Who thinks like this? Why would India and China go to war; over some mountains in the Himalayas? What's the point of border commissions and peace moves, when you're always planning for war. These are clearly hollow initiatives. Why do you need a deterrent against a friend? It's pretty sad to go through life always believing that ultimately your friends will turn on you and needing the resources to challenge them when this inevitable day comes. Are you really living subscribing to this worldview?

Wednesday, July 05, 2006

Camelot Towers

The United Kingdom's national lottery, Camelot (interesting name) today announced two new games that will be used to help pay for London's 2012 Olympic Games. Unfortunately what this ultimately means is that the poor will be subsidizing the games that are the playground of the rich. This seems logical for these modern times. You might be able to afford the pound for the lottery ticket but what about the 50 pounds, if that, to see the 100 metre finals from the nosebleeds. You see, the rich and middle classes barely waste time playing the lottery; they have the stock market which is much more lucrative and has better odds. For the poor the lottery is the best that they can do to play the game. Throw in a little nationalism as the Olympics do naturally and you've got an easy, justifiable tax on the poor.

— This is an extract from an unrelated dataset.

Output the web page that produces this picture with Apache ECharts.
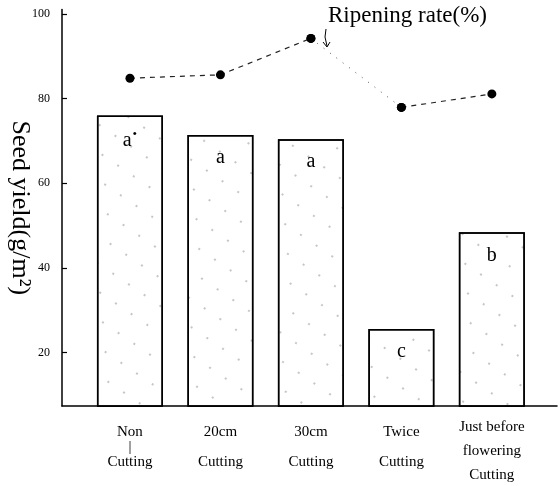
<!DOCTYPE html>
<html>
<head>
<meta charset="utf-8">
<script src="https://cdn.jsdelivr.net/npm/echarts@6/dist/echarts.min.js"></script>
<style>html,body{margin:0;padding:0;background:#fff;}#c{width:560px;height:486px;}</style>
</head>
<body>
<div id="c"></div>
<script>
// Data
const categories = ['Non Cutting', '20cm Cutting', '30cm Cutting', 'Twice Cutting', 'Just before flowering Cutting'];
const categoryLines = [
  ['Non', '|', 'Cutting'],
  ['20cm', ' ', 'Cutting'],
  ['30cm', ' ', 'Cutting'],
  ['Twice', ' ', 'Cutting'],
  ['Just before', 'flowering', 'Cutting']
];
const seedYield = [76, 71.4, 70.4, 25.6, 48.4];
const sigLetters = ['a', 'a', 'a', 'c', 'b'];
const ripeningRate = [84.8, 85.6, 94.2, 77.9, 81.1];
const yTicks = [20, 40, 60, 80, 100];

const serif = '"Liberation Serif", "DejaVu Serif", serif';

const barData = seedYield.map((v, i) => [i, v]);
const ripePts = ripeningRate.map((v, i) => [i, v]);
const blackDecal = { symbol: 'rect', symbolSize: 1, color: '#000' };

const chart = echarts.init(document.getElementById('c'));
chart.setOption({
  animation: false,
  backgroundColor: '#fff',
  aria: { enabled: true, decal: { show: true } },
  grid: { left: 62, right: 3, top: 9.6, bottom: 80, containLabel: false, outerBoundsMode: 'none' },
  xAxis: {
    type: 'value',
    min: -0.751,
    max: 4.72,
    splitLine: { show: false },
    axisLine: { show: true, onZero: false, lineStyle: { color: '#000', width: 1.5 } },
    axisTick: { show: false },
    axisLabel: {
      customValues: [0, 1, 2, 3, 4],
      margin: 9,
      fontFamily: serif,
      fontSize: 15,
      color: '#000',
      formatter: function (v) {
        const i = Math.round(v);
        const lines = categoryLines[i];
        if (i === 4) return lines.map(l => '{b|' + l + '}').join('\n');
        return '{s| }\n' + lines.map(l => '{a|' + l + '}').join('\n');
      },
      rich: {
        s: { fontFamily: serif, fontSize: 6, lineHeight: 10 },
        a: { fontFamily: serif, fontSize: 15, color: '#000', lineHeight: 15 },
        b: { fontFamily: serif, fontSize: 15, color: '#000', lineHeight: 24 }
      }
    }
  },
  yAxis: {
    type: 'value',
    min: 7.4,
    max: 101,
    name: 'Seed yield(g/m²)',
    nameLocation: 'middle',
    nameRotate: -90,
    nameGap: 29,
    nameMoveOverlap: false,
    nameTextStyle: { fontFamily: serif, fontSize: 26, color: '#000' },
    splitLine: { show: false },
    axisLine: { show: true, onZero: false, lineStyle: { color: '#000', width: 1.5 } },
    axisTick: { show: true, inside: true, length: 5, customValues: yTicks, lineStyle: { color: '#000', width: 1.2 } },
    axisLabel: { customValues: yTicks, margin: 12, fontFamily: serif, fontSize: 12, color: '#000' }
  },
  series: [
    {
      type: 'bar',
      data: barData,
      barWidth: 66,
      itemStyle: {
        color: '#fff',
        borderColor: '#000',
        borderWidth: 1.5,
        decal: {
          symbol: 'circle',
          symbolSize: 1,
          color: 'rgba(0,0,0,0.3)',
          dashArrayX: [[1.5, 17], [1.5, 17]],
          dashArrayY: [1.5, 21],
          rotation: 0.6
        }
      },
      label: {
        show: true,
        position: 'insideTop',
        distance: 13,
        fontFamily: serif,
        fontSize: 20,
        color: '#000',
        formatter: function (p) {
          return p.dataIndex === 0 ? sigLetters[0] + '{d|•}' : sigLetters[p.dataIndex];
        },
        rich: { d: { fontSize: 13, color: '#000', verticalAlign: 'top', padding: [0, 0, 12, 1] } }
      },
      z: 2
    },
    {
      type: 'line',
      data: ripePts.slice(0, 3),
      symbol: 'circle',
      symbolSize: 9,
      itemStyle: { color: '#000', decal: blackDecal },
      lineStyle: { color: '#222', width: 1.2, type: [5, 5] },
      z: 5
    },
    {
      type: 'line',
      data: ripePts.slice(2, 4),
      symbol: 'circle',
      symbolSize: 9,
      itemStyle: { color: '#000', decal: blackDecal },
      lineStyle: { color: '#555', width: 1, type: [1, 7] },
      z: 5
    },
    {
      type: 'line',
      data: ripePts.slice(3, 5),
      symbol: 'circle',
      symbolSize: 9,
      itemStyle: { color: '#000', decal: blackDecal },
      lineStyle: { color: '#222', width: 1.2, type: [5, 5] },
      z: 5
    }
  ],
  graphic: [
    {
      type: 'text',
      left: 328,
      top: 4,
      style: { text: 'Ripening rate(%)', fontFamily: serif, fontSize: 23, fill: '#000' }
    },
    {
      type: 'polyline',
      shape: { points: [[326, 29], [325, 37], [327, 46]] },
      style: { stroke: '#000', lineWidth: 1, fill: null }
    },
    {
      type: 'polyline',
      shape: { points: [[323, 42], [327, 47], [330, 42]] },
      style: { stroke: '#000', lineWidth: 1, fill: null }
    }
  ]
});
</script>
</body>
</html>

This begs the question, if London needs these lotteries to cover the cost of the Olympics, is hosting the event ultimately worth it? We're always told that the Olympics equal investment and development for cities. These Olympics boosters never focus on the cost overruns and debt borne by cities that host the games. And all the homeless people mysteriously disappear just days before the world arrives; or worse, who knows what the Chinese will do before Beijing 2008?